Another huge factor is cognitive reserve, and this is from education. It turns out that people who go to college tend to have more cognitive reserve than people who don’t. Note: I would imagine, although it hasn’t yet been proven, that if you haven’t been to college but you read and learn a lot, you are building up a cognitive reserve, as well. Learning a language or playing a musical instrument, doing research for your work, or singing in a choir – basically, anything that challenges your brain, as opposed to sitting on the couch and staring passively at the TV – all of these things have been shown to have beneficial effects on your ability to think, on the brain’s ability to make neural connections inside itself.
“All things being equal, people who go to college are much less likely to get demented,” O’Brien says, “people who are very fit are much less likely to get demented.” And there’s a third thing – “People with certain types of personality traits are less likely to get demented. Our latest data suggest that obesity is playing a similar role, too.” We already know (see my previous post on Low T) that fat, especially belly fat, changes your levels of hormones. What else does it do? Scientists are still figuring that out, but chances are good that obesity is not of great benefit to the brain.
People who are positive and upbeat seem to have some protection from dementia. Again, why this is, is uncertain. It may be that people who are positive are more likely to educate themselves and exercise. They may also be more likely to do crossword puzzles or sign onto Luminosity, although O’Brien said he doesn’t think doing a puzzle here or there is enough by itself. One study published in the New England Journal of Medicine showed that people who did crossword puzzles had a lower rate of dementia than did people who spent a lot of time watching TV. But, O’Brien noted, this might be because the brains of people who choose to do crossword puzzles are very different from those of people who like to watch TV. “If you forced the people who are watching TV all the time to do crossword puzzles, would they have a lower incidence of dementia? I doubt it.”
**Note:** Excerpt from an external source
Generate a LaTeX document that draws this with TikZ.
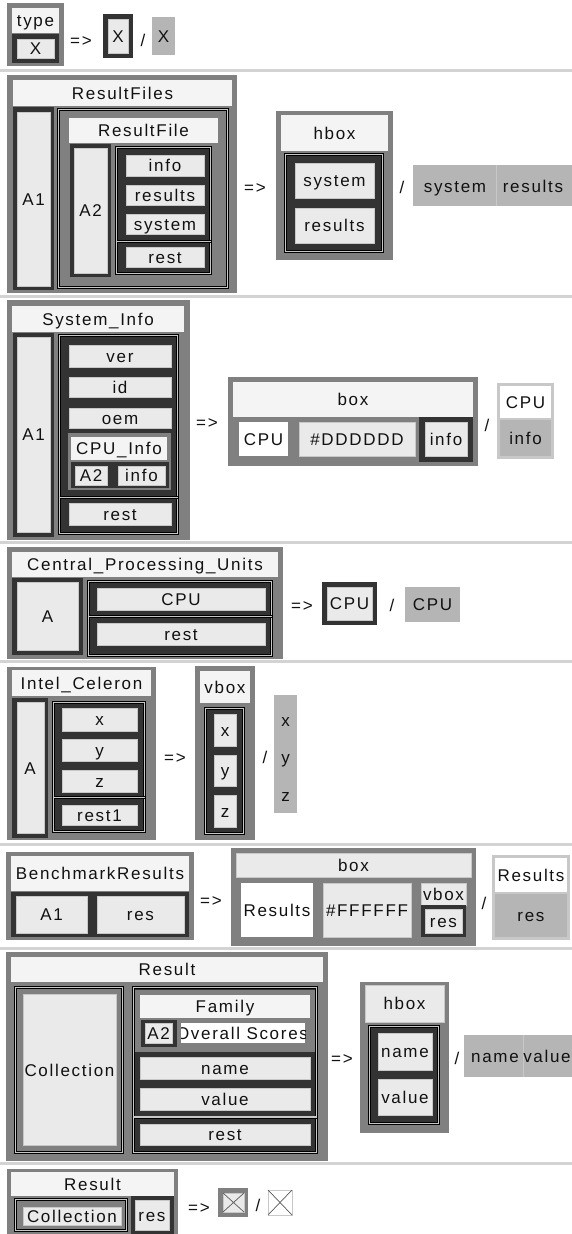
\documentclass[tikz,border=0pt]{standalone}
\usepackage{fontspec}
\setmainfont{Liberation Sans}[LetterSpace=10]
\definecolor{cgray}{HTML}{808080}
\definecolor{cdark}{HTML}{333333}
\definecolor{clight}{HTML}{EAEAEA}
\definecolor{cedge}{HTML}{C8C8C8}
\definecolor{clab}{HTML}{F4F4F4}
\definecolor{cres}{HTML}{B5B5B5}
\definecolor{csep}{HTML}{D3D3D3}
\definecolor{ctext}{HTML}{111111}
\tikzset{
 outerbox/.style={fill=cgray},
 darkbox/.style={fill=cdark},
 lightbox/.style={fill=clight, draw=cedge, line width=0.6pt},
 labbox/.style={fill=clab},
 whitebox/.style={fill=white},
 resbox/.style={fill=cres},
 sepbar/.style={fill=csep},
 dbl/.style={draw=black, double=cedge, line width=0.9pt, double distance=1.2pt},
 txt/.style={inner sep=0pt, text height=12pt, text depth=0pt, font=\fontsize{17}{20}\selectfont, text=ctext},
 xline/.style={draw=black!65, line width=0.7pt},
}
\begin{document}
\begin{tikzpicture}[x=1pt,y=-1pt]
\useasboundingbox (0,0) rectangle (572,1234);
\fill[white] (0,0) rectangle (572,1234);
% ---------- row 1
\fill[outerbox] (7,3) rectangle (64,66);
\fill[labbox] (12,8) rectangle (59,33);
\fill[darkbox] (12,34) rectangle (59,63);
\filldraw[lightbox] (17,39) rectangle (54,58);
\node[txt] (r1type) at (35.5,20.5) {type};
\node[txt] (r1x) at (35.5,48.5) {X};
\node[txt] (r1arr) at (81,40) {=>};
\fill[darkbox] (103,14) rectangle (133,58);
\filldraw[lightbox] (108,19) rectangle (128,53);
\node[txt] (r1x2) at (118,36) {X};
\node[txt] (r1sl) at (143,40) {/};
\fill[resbox] (152,17) rectangle (175,55);
\node[txt] (r1x3) at (163.5,36) {X};
\fill[sepbar] (0,69) rectangle (572,72);
% ---------- row 2
\fill[outerbox] (7,75) rectangle (237,293);
\fill[labbox] (13,80) rectangle (232,106);
\node[txt] (r2lab) at (122.5,93) {ResultFiles};
\fill[darkbox] (13,107) rectangle (54,290);
\filldraw[lightbox] (17,112) rectangle (50,286);
\node[txt] (r2a1) at (33.5,199) {A1};
\filldraw[dbl, fill=cgray] (58.5,109.5) rectangle (227.5,287.5);
\fill[labbox] (69,118) rectangle (218,143);
\node[txt] (r2rf) at (143.5,130.5) {ResultFile};
\fill[darkbox] (70,144) rectangle (111,277);
\filldraw[lightbox] (74,148) rectangle (107,273);
\node[txt] (r2a2) at (90.5,210.5) {A2};
\filldraw[dbl, fill=cdark] (116.5,147.5) rectangle (210.5,273.5);
\filldraw[lightbox] (126,155) rectangle (204,176);
\node[txt] (r2info) at (165,165.5) {info};
\filldraw[lightbox] (126,185) rectangle (204,205);
\node[txt] (r2res) at (165,195) {results};
\filldraw[lightbox] (126,214) rectangle (204,234);
\node[txt] (r2sys) at (165,224) {system};
\draw[dbl] (116.5,241.5) -- (210.5,241.5);
\filldraw[lightbox] (126,247) rectangle (204,267);
\node[txt] (r2rest) at (165,257) {rest};
\node[txt] (r2arr) at (255,187) {=>};
\fill[outerbox] (276,111) rectangle (393,260);
\fill[labbox] (281,115) rectangle (388,151);
\node[txt] (r2hbox) at (334.5,133) {hbox};
\filldraw[dbl, fill=cdark] (285.5,154.5) rectangle (382.5,251.5);
\filldraw[lightbox] (295,163) rectangle (374,198);
\node[txt] (r2sys2) at (334.5,180.5) {system};
\filldraw[lightbox] (295,208) rectangle (374,243);
\node[txt] (r2res2) at (334.5,225.5) {results};
\node[txt] (r2sl) at (402,187) {/};
\fill[resbox] (413,165) rectangle (572,206);
\draw[cedge, line width=0.8pt] (496,165) -- (496,206);
\node[txt] (r2sys3) at (455,186) {system};
\node[txt] (r2res3) at (533,186) {results};
\fill[sepbar] (0,295) rectangle (572,298);
% ---------- row 3
\fill[outerbox] (7,300) rectangle (190,540);
\fill[labbox] (12,306) rectangle (184,332);
\node[txt] (r3lab) at (98,319) {System\_Info};
\fill[darkbox] (13,333) rectangle (54,537);
\filldraw[lightbox] (17,337) rectangle (50,532);
\node[txt] (r3a1) at (33.5,434.5) {A1};
\filldraw[dbl, fill=cdark] (59.5,335.5) rectangle (177.5,533.5);
\filldraw[lightbox] (69,345) rectangle (171,367);
\node[txt] (r3ver) at (120,356) {ver};
\filldraw[lightbox] (69,377) rectangle (171,397);
\node[txt] (r3id) at (120,387) {id};
\filldraw[lightbox] (69,408) rectangle (171,428);
\node[txt] (r3oem) at (120,418) {oem};
\fill[outerbox] (68,433) rectangle (171,490);
\fill[labbox] (71,437) rectangle (167,460);
\node[txt] (r3cpui) at (119,448.5) {CPU\_Info};
\fill[darkbox] (71,462) rectangle (169,488);
\filldraw[lightbox] (75,466) rectangle (107,485);
\node[txt] (r3a2) at (91,475.5) {A2};
\filldraw[lightbox] (118,466) rectangle (165,485);
\node[txt] (r3info) at (141.5,475.5) {info};
\draw[dbl] (59.5,497.5) -- (177.5,497.5);
\filldraw[lightbox] (69,503) rectangle (171,525);
\node[txt] (r3rest) at (120,514) {rest};
\node[txt] (r3arr) at (207,422) {=>};
\fill[outerbox] (228,377) rectangle (478,466);
\fill[labbox] (233,382) rectangle (473,417);
\node[txt] (r3box) at (353,399.5) {box};
\fill[whitebox] (239,422) rectangle (288,456);
\node[txt] (r3cpu) at (263.5,439) {CPU};
\filldraw[lightbox] (299,422) rectangle (415,456);
\node[txt] (r3dd) at (357,439) {\#DDDDDD};
\fill[darkbox] (419,417) rectangle (473,462);
\filldraw[lightbox] (425,422) rectangle (467,456);
\node[txt] (r3info2) at (446,439) {info};
\node[txt] (r3sl) at (487,425) {/};
\fill[cedge] (497,383) rectangle (554,459);
\fill[whitebox] (500,386) rectangle (551,418);
\fill[resbox] (500,420) rectangle (551,456);
\node[txt] (r3cpu2) at (525.5,402.5) {CPU};
\node[txt] (r3info3) at (525.5,438) {info};
\fill[sepbar] (0,541) rectangle (572,544);
% ---------- row 4
\fill[outerbox] (7,547) rectangle (283,659);
\fill[labbox] (12,552) rectangle (278,577);
\node[txt] (r4lab) at (145,564.5) {Central\_Processing\_Units};
\fill[darkbox] (12,578) rectangle (83,655);
\filldraw[lightbox] (17,582) rectangle (78,650);
\node[txt] (r4a) at (47.5,616.5) {A};
\filldraw[dbl, fill=cdark] (88.5,581.5) rectangle (271.5,655.5);
\filldraw[lightbox] (97,588) rectangle (265,610);
\node[txt] (r4cpu) at (181,599) {CPU};
\draw[dbl] (88.5,616.5) -- (271.5,616.5);
\filldraw[lightbox] (97,623) rectangle (265,645);
\node[txt] (r4rest) at (181,634) {rest};
\node[txt] (r4arr) at (302,605) {=>};
\fill[darkbox] (322,582) rectangle (377,625);
\filldraw[lightbox] (327,587) rectangle (372,620);
\node[txt] (r4cpu2) at (349.5,603.5) {CPU};
\node[txt] (r4sl) at (392,605) {/};
\fill[resbox] (405,587) rectangle (460,622);
\node[txt] (r4cpu3) at (432.5,604.5) {CPU};
\fill[sepbar] (0,660) rectangle (572,663);
% ---------- row 5
\fill[outerbox] (7,667) rectangle (156,840);
\fill[labbox] (12,670) rectangle (151,696);
\node[txt] (r5lab) at (81.5,683) {Intel\_Celeron};
\fill[darkbox] (12,698) rectangle (48,838);
\filldraw[lightbox] (17,702) rectangle (44,833);
\node[txt] (r5a) at (30,768) {A};
\filldraw[dbl, fill=cdark] (53.5,702.5) rectangle (144.5,831.5);
\filldraw[lightbox] (62,708) rectangle (137,731);
\node[txt] (r5x) at (99.5,719.5) {x};
\filldraw[lightbox] (62,739) rectangle (137,761);
\node[txt] (r5y) at (99.5,750) {y};
\filldraw[lightbox] (62,770) rectangle (137,792);
\node[txt] (r5z) at (99.5,781) {z};
\draw[dbl] (53.5,797.5) -- (144.5,797.5);
\filldraw[lightbox] (62,805) rectangle (137,825);
\node[txt] (r5rest) at (99.5,815) {rest1};
\node[txt] (r5arr) at (175,757) {=>};
\fill[outerbox] (195,666) rectangle (255,840);
\fill[labbox] (200,671) rectangle (250,703);
\node[txt] (r5vbox) at (225,687) {vbox};
\filldraw[dbl, fill=cdark] (205.5,708.5) rectangle (243.5,833.5);
\filldraw[lightbox] (214,714) rectangle (236,746);
\node[txt] (r5x2) at (225,730) {x};
\filldraw[lightbox] (214,755) rectangle (236,786);
\node[txt] (r5y2) at (225,770.5) {y};
\filldraw[lightbox] (214,795) rectangle (236,827);
\node[txt] (r5z2) at (225,811) {z};
\node[txt] (r5sl) at (265,757) {/};
\fill[resbox] (274,695) rectangle (297,813);
\node[txt] (r5x3) at (285.5,720) {x};
\node[txt] (r5y3) at (285.5,757) {y};
\node[txt] (r5z3) at (285.5,795) {z};
\fill[sepbar] (0,843) rectangle (572,846);
% ---------- row 6
\fill[outerbox] (6,852) rectangle (194,940);
\fill[labbox] (11,856) rectangle (189,891);
\node[txt] (r6lab) at (100,873.5) {BenchmarkResults};
\fill[darkbox] (11,892) rectangle (189,937);
\filldraw[lightbox] (16,896) rectangle (87,933);
\node[txt] (r6a1) at (51.5,914.5) {A1};
\filldraw[lightbox] (97,896) rectangle (184,933);
\node[txt] (r6res) at (140.5,914.5) {res};
\node[txt] (r6arr) at (211,900) {=>};
\fill[outerbox] (231,848) rectangle (476,946);
\filldraw[lightbox] (236,853) rectangle (471,877);
\node[txt] (r6box) at (353.5,865) {box};
\fill[whitebox] (241,883) rectangle (313,937);
\node[txt] (r6resu) at (277,910) {Results};
\filldraw[lightbox] (323,883) rectangle (411,937);
\node[txt] (r6ff) at (367,910) {\#FFFFFF};
\filldraw[lightbox] (421,883) rectangle (466,905);
\node[txt] (r6vbox) at (443.5,894) {vbox};
\fill[darkbox] (421,905) rectangle (466,937);
\filldraw[lightbox] (425,909) rectangle (462,933);
\node[txt] (r6res2) at (443.5,921) {res};
\node[txt] (r6sl) at (484,903) {/};
\fill[cedge] (492,855) rectangle (570,940);
\fill[whitebox] (495,858) rectangle (567,892);
\fill[resbox] (495,894) rectangle (567,937);
\node[txt] (r6resu2) at (531,875) {Results};
\node[txt] (r6res3) at (531,915.5) {res};
\fill[sepbar] (0,947) rectangle (572,950);
% ---------- row 7
\fill[outerbox] (6,952) rectangle (328,1161);
\fill[labbox] (11,957) rectangle (323,982);
\node[txt] (r7lab) at (167,969.5) {Result};
\filldraw[dbl, fill=cgray] (15.5,987.5) rectangle (122.5,1152.5);
\filldraw[lightbox] (23,994) rectangle (116,1145);
\node[txt] (r7coll) at (69.5,1070) {Collection};
\filldraw[dbl, fill=cdark] (133.5,987.5) rectangle (316.5,1152.5);
\fill[outerbox] (135,990) rectangle (315,1052);
\fill[labbox] (140,995) rectangle (310,1018);
\node[txt] (r7fam) at (225,1006.5) {Family};
\fill[darkbox] (141,1020) rectangle (177,1047);
\filldraw[lightbox] (145,1023) rectangle (172,1043);
\node[txt] (r7a2) at (158.5,1033) {A2};
\fill[whitebox] (181,1023) rectangle (305,1043);
\begin{scope}
\clip (181,1023) rectangle (305,1043);
\node[txt] (r7ov) at (242,1033) {Overall Scores};
\end{scope}
\filldraw[lightbox] (140,1057) rectangle (310,1079);
\node[txt] (r7name) at (225,1068) {name};
\filldraw[lightbox] (140,1088) rectangle (310,1110);
\node[txt] (r7val) at (225,1099) {value};
\draw[dbl] (133.5,1117) -- (316.5,1117);
\filldraw[lightbox] (140,1124) rectangle (310,1145);
\node[txt] (r7rest) at (225,1134.5) {rest};
\node[txt] (r7arr) at (342,1058) {=>};
\fill[outerbox] (360,982) rectangle (449,1133);
\filldraw[lightbox] (365,985) rectangle (444,1022);
\node[txt] (r7hbox) at (404.5,1003.5) {hbox};
\filldraw[dbl, fill=cdark] (369.5,1026.5) rectangle (438.5,1123.5);
\filldraw[lightbox] (378,1033) rectangle (432,1070);
\node[txt] (r7name2) at (405,1051.5) {name};
\filldraw[lightbox] (378,1079) rectangle (432,1115);
\node[txt] (r7val2) at (405,1097) {value};
\node[txt] (r7sl) at (457,1058) {/};
\fill[resbox] (464,1035) rectangle (572,1077);
\draw[cedge, line width=0.8pt] (523,1035) -- (523,1077);
\node[txt] (r7name3) at (495,1056) {name};
\node[txt] (r7val3) at (547,1056) {value};
\fill[sepbar] (0,1162) rectangle (572,1165);
% ---------- row 8
\fill[outerbox] (7,1169) rectangle (178,1234);
\fill[labbox] (11,1172) rectangle (174,1196);
\node[txt] (r8lab) at (92.5,1184) {Result};
\filldraw[dbl, fill=cgray] (15.5,1199.5) rectangle (126.5,1230.5);
\filldraw[lightbox] (23,1207) rectangle (121,1225);
\node[txt] (r8coll) at (72,1216) {Collection};
\fill[darkbox] (131,1196) rectangle (174,1234);
\filldraw[lightbox] (135,1200) rectangle (169,1230);
\node[txt] (r8res) at (152,1215) {res};
\node[txt] (r8arr) at (199,1207) {=>};
\fill[outerbox] (218,1188) rectangle (248,1217);
\filldraw[lightbox] (223,1193) rectangle (244,1212);
\draw[xline] (223,1193) -- (244,1212) (223,1212) -- (244,1193);
\node[txt] (r8sl) at (258,1205) {/};
\filldraw[fill=white, draw=cedge, line width=1pt] (268,1190) rectangle (292,1215);
\draw[xline] (268,1190) -- (292,1215) (268,1215) -- (292,1190);
\end{tikzpicture}
\end{document}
Cognitive reserve is a very robust thing, according to O’Brien. “If you look at the neurons of people with high levels of cognitive reserve, they’re pretty resistant to the toxic effects of Alzheimer’s disease pathology. They actually have bigger neurons in the key areas of the brain. Their neurons are more healthy, even though there’s a lot of Alzheimer’s disease pathology.”
And finally, there is diet. O’Brien suspects that the Mediterranean diet might also have a significant effect on dementia, because it also has significant effects on cardiovascular health. “The data’s pretty clear that if you can prevent cerebrovascular disease, your chances of becoming demented are much lower.”